When I was in high school, one of my friends would screw around with her ginger twat of a boyfriend almost every day after class at her house. That’s the set up. So one day I was lying on her bed and my eyes caught a glimmery pile of what I thought was orange thread, but it was actually her dude’s pubes scattered on her top sheet. The first line that came out of my mouth was something like, “Clean that shit up, you nasty whore.” She looked at me seriously and said, “I like to sleep on top of his red pubes at night. It makes me feel close to him.” I mean… If Romeo was a ginge, Shakespeare would’ve made Juliet recite that line to her nurse. So now whenever I think of pubes of fire, I think of my high school friend spooning a pile of them in her bed, which leads me to this story about Olympic-winning snowboarder Shaun White….
TMZ says that in the near future you might get a few pieces of Shaun White’s naked ass body, because someone is trying to sell pictures of him to the highest bidder. The pictures were apparently taken at a party back in 2009. In one picture, Shaun is completely clothed and making out with some chick. In a second picture, Shaun and the chick are naked and hugging on top of a bed. TMZ has seen the pictures and want you to know that yes, Shaun’s also got a wild red fern growing out of his crotch. The carpet matches the drapes.

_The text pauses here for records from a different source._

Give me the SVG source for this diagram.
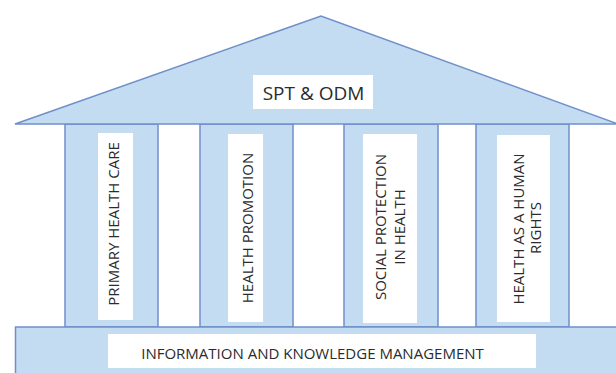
<svg xmlns="http://www.w3.org/2000/svg" width="616" height="373" viewBox="0 0 616 373">
<style>
.shape{fill:#c4dcf2;stroke:#6f8fc9;stroke-width:1.5}
.label{fill:#ffffff;stroke:none}
.t{font-family:"Open Sans","Liberation Sans",sans-serif;fill:#2b2b2b;font-size:15px;text-anchor:middle}
</style>
<rect width="616" height="373" fill="#ffffff"/>
<g id="pillar-1">
<rect class="shape" x="65" y="124" width="93" height="203"/>
<rect class="label" x="98" y="133" width="35" height="187"/>
<text class="t" transform="translate(118.5,224) rotate(-90)">PRIMARY HEALTH CARE</text>
</g>
<g id="pillar-2">
<rect class="shape" x="200" y="124" width="93" height="203"/>
<rect class="label" x="228" y="134" width="35" height="188"/>
<text class="t" transform="translate(252.5,228) rotate(-90)">HEALTH PROMOTION</text>
</g>
<g id="pillar-3">
<rect class="shape" x="344" y="124" width="94" height="203"/>
<rect class="label" x="363" y="134" width="54" height="189"/>
<text class="t" transform="translate(385.5,227) rotate(-90)">SOCIAL PROTECTION</text>
<text class="t" transform="translate(404.5,227) rotate(-90)">IN HEALTH</text>
</g>
<g id="pillar-4">
<rect class="shape" x="476" y="124" width="93" height="203"/>
<rect class="label" x="497" y="135" width="53" height="187"/>
<text class="t" transform="translate(523.5,229) rotate(-90)">HEALTH AS A HUMAN</text>
<text class="t" transform="translate(540.5,228) rotate(-90)">RIGHTS</text>
</g>
<g id="base">
<rect class="shape" x="15.5" y="327" width="610" height="52"/>
<rect class="label" x="108" y="334" width="428" height="34"/>
<text class="t" x="312.5" y="359">INFORMATION AND KNOWLEDGE MANAGEMENT</text>
</g>
<g id="roof">
<polygon class="shape" points="15,124 321,16 618,124"/>
<rect class="label" x="253" y="75" width="120" height="34"/>
<text class="t" x="313.5" y="99.5" style="font-size:19px">SPT &amp; ODM</text>
</g>
<g id="connectors"/>
</svg>
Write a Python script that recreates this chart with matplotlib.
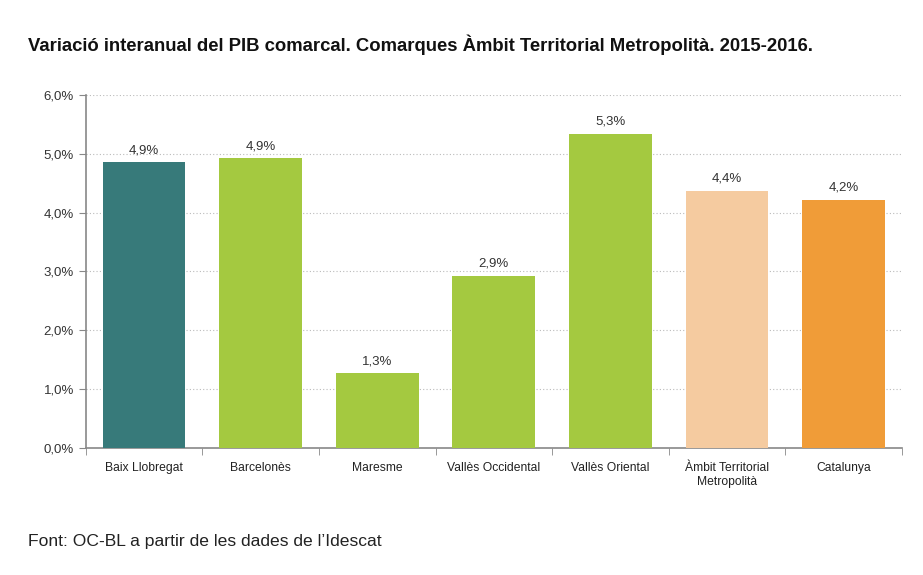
import matplotlib
matplotlib.use("Agg")
import matplotlib.pyplot as plt
from matplotlib.ticker import FuncFormatter

# Data
categories = ["Baix Llobregat", "Barcelonès", "Maresme", "Vallès Occidental",
              "Vallès Oriental", "Àmbit Territorial\nMetropolità", "Catalunya"]
values = [4.86, 4.92, 1.27, 2.93, 5.34, 4.37, 4.22]
labels = ["4,9%", "4,9%", "1,3%", "2,9%", "5,3%", "4,4%", "4,2%"]
colors = ["#377a7a", "#a4c940", "#a4c940", "#a4c940", "#a4c940", "#f5cba0", "#f09c38"]
yticks = [0, 1, 2, 3, 4, 5, 6]

plt.rcParams["font.family"] = ["Liberation Sans", "DejaVu Sans"]

fig = plt.figure(figsize=(9.23, 5.75), dpi=100)
ax = fig.add_axes([0.093, 0.221, 0.884, 0.614])

x = list(range(len(categories)))
ax.bar(x, values, width=0.71, color=colors, zorder=3)
for xi, v, lab in zip(x, values, labels):
    ax.text(xi, v + 0.1, lab, ha="center", va="bottom", fontsize=9.5, color="#333333")

ax.set_xlim(-0.5, len(categories) - 0.5)
ax.set_ylim(0, 6)
ax.set_yticks(yticks)
ax.yaxis.set_major_formatter(FuncFormatter(lambda v, p: f"{v:.1f}%".replace(".", ",")))
ax.set_xticks(x)
ax.set_xticklabels(categories, fontsize=8.7, color="#222222", linespacing=1.25)
ax.set_xticks([i + 0.5 for i in range(-1, len(categories))], minor=True)
ax.tick_params(axis="x", which="major", length=0, pad=10)
ax.tick_params(axis="x", which="minor", length=5, color="#888888")
ax.tick_params(axis="y", length=5, color="#888888", labelsize=9.5, labelcolor="#333333")

ax.grid(axis="y", linestyle=(0, (1, 2)), color="#bbbbbb", linewidth=0.8, zorder=0)
for s in ["top", "right"]:
    ax.spines[s].set_visible(False)
ax.spines["left"].set_color("#888888")
ax.spines["bottom"].set_color("#888888")
ax.spines["left"].set_linewidth(1.2)
ax.spines["bottom"].set_linewidth(1.2)

fig.text(0.030, 0.922, "Variació interanual del PIB comarcal. Comarques Àmbit Territorial Metropolità. 2015-2016.",
         fontsize=13.3, fontweight="bold", color="#111111", ha="left", va="center")
fig.text(0.030, 0.059, "Font: OC-BL a partir de les dades de l\u2019Idescat",
         fontsize=12.6, color="#222222", ha="left", va="center")

fig.savefig("out.png", dpi=100)
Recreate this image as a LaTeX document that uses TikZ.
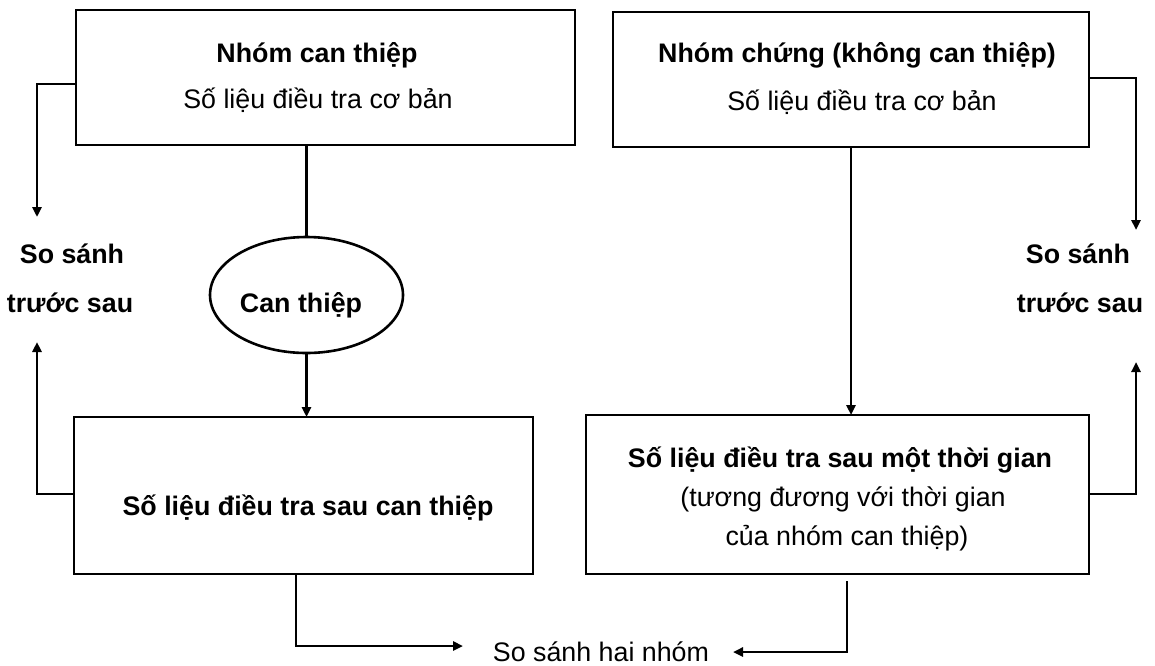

Shaun White looks like the love child of my two favorite things on this planet (Carrot Top and Night Mare from Casper), so of course I want to eat these pictures with my eyes. I bet his crotch looks like an uncooked dough cigar lying on a bed of saffron and I bet his ass looks like tiny people carrying torches up a snowy mountain cap. Yes, I bet his ass hairs are legendary! Stick a thermometer in me, because I’m already getting the fevah!